You know a movie is bad when its 82 minute runtime feels interminable. Cut tries to be a meta commentary and homage to 80s slasher movies but fails to be any fun. The kills are gory, the story is all about putting annoying characters in bad situations, and the killer is kind of interesting. Unfortunately none of that matters when the script is dumb, the characters aren’t entertaining, and the novelty of seeing Molly Ringwald wears off.

The special effects are mostly decent, making them the only enjoyable part of Cut. The kills are in true 80s slasher form. They’re gross and painful while aiming for a sense of sick satisfaction. The giant, gnarly garden sheers make for an interesting signature weapon and adds a unique visual spin on every kill. They’re not the greatest effects in the world, but they are probably the best part of this movie.

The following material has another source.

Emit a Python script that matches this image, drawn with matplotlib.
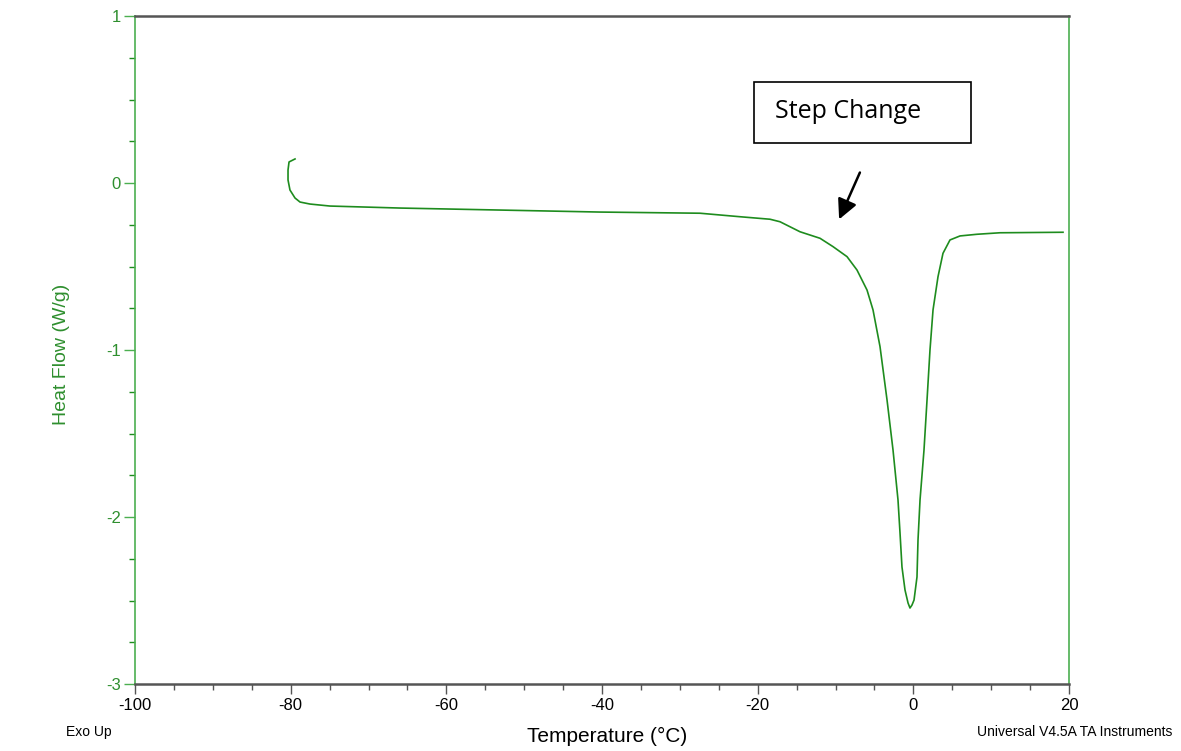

The cast has two notable surprises and a bunch of people who aren’t that good. The surprises come in pop singer Kylie Minogue and John Hughes muse Molly Ringwald. Minogue doesn’t necessarily do anything bad; it’s just a surprise to see her in a very brief role in a slasher flick. Ringwald on the other hand has a substantial part where she seems to enjoy chewing scenery as a stuck up, washed up movie star. The rest of the cast manages to get through their lines without many hints of emotion, nuance, or humor.

Cut has a cool premise for a killer that was done slightly better in 2008’s Midnight Movie. So if you want to see a slasher flick centered on cursed film, see that movie. If you want to see Molly Ringwald slum it in an Australian horror comedy that manages to be neither scary nor funny, perhaps you should reevaluate what you want from your entertainment.